May 4, 2026
The Honorable Scott Kupor
Director
U.S. Office of Personnel Management
1900 E Street, NW
Washington, DC 20415
RE: Reduction in Force
Docket No. OPM-2025-0107
Director Kupor:
On behalf of the Transportation Trades Department, AFL-CIO (TTD), I am pleased to respond to the Office of Personnel Management’s (OPM) notice regarding its proposal to revise its regulations governing appeals of reduction-in-force (RIF) actions. As America’s largest transportation labor federation whose members represent workers in all modes of transportation, including several who represent federal workers at the Federal Aviation Administration, Federal Railroad Administration, and Transportation Security Administration, TTD has a vested interest in this proposed rulemaking. Additionally, we endorse the comments of our affiliate, the American Federation of Government Employees (AFGE). For the reasons enumerated below, we oppose this rulemaking and respectfully request that the OPM take these and the comments of our affiliates into due and serious consideration.
This proposed rule would prioritize performance over tenure and length of service when determining which employees will be retained in a RIF action and modify the types of employees who are excluded from RIF competition. The OPM also proposes to revise its regulations regarding the reemployment priority list (RPL), career transition assistance program (CTAP), the interagency career transition assistance program (ICTAP), transfers of function, and furloughs.
Broad Civil Service Reforms
TTD strongly opposes the OPM’s proposed shift away from seniority to performance-based metrics when determining employees that will be released as a result of a RIF action. We cannot ignore the additional civil service reforms proposed by the OPM in recent months that when taken together would facilitate mass layoffs and pave the way for a partisan civil service. These preceding proposals, if finalized, would strip away independent review of RIFs and institute a forced performance ratings system.
Performance Evaluations
Performance evaluations can vary significantly across agencies and individual supervisors. Without a uniform and validated evaluation system, employees may be subject to inconsistent standards, favoritism, and/or retaliation. As a result, job security may ultimately depend on discretion of supervisors and agency culture, rather than actual job performance.

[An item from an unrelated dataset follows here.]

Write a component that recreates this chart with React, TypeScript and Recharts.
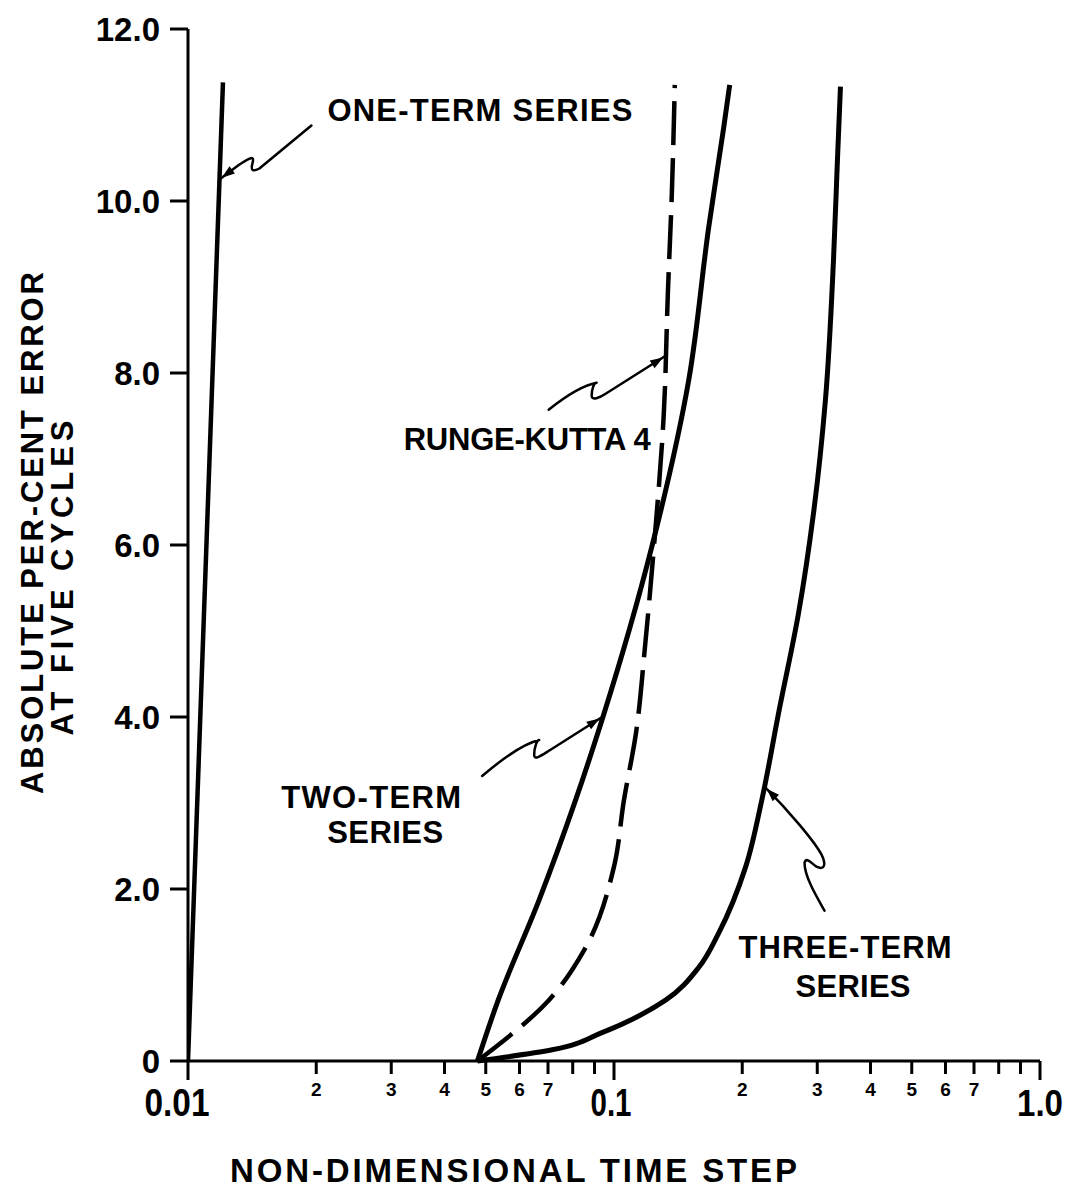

The proposed rule in this docket then relies upon performance ratings as the primary factor when determining which employees remain in their positions following a RIF action. Therefore, employing federal agencies control both who receives high ratings and who gets laid off, enabling politically motivated separations. We must highlight that this violates the prohibited personnel practices under 5 U.S.C. § 2302(b) and the merit system principles of 5 U.S.C. § 2301(b)(1).
Collective Bargaining
In addition to complications arising from the performance ratings system, this proposed rule may negatively impact collective bargaining rights for federal employees. Many federal agencies operate under negotiated collective bargaining agreements (CBAs) that include seniority protections in RIF procedures. A rule change that overrides these agreements may improperly interfere with collective bargaining rights and expose agencies to legal challenges through the Merit Systems Protection Board (MSPB), Federal Labor Relations Act (FLRA), or other administrative processes.
Conclusion
For more than a century, the civil service in the United States has been nonpartisan. The dedicated civil servants that report to work every day to deliver for the American people deserve such a system. The OPM will significantly undermine existing merit system protections if this and other proposed reforms move forward. As such, we urge the agency to suspend this rulemaking procedure.
We appreciate the opportunity to comment on this proposal and look forward to working with the OPM in the future.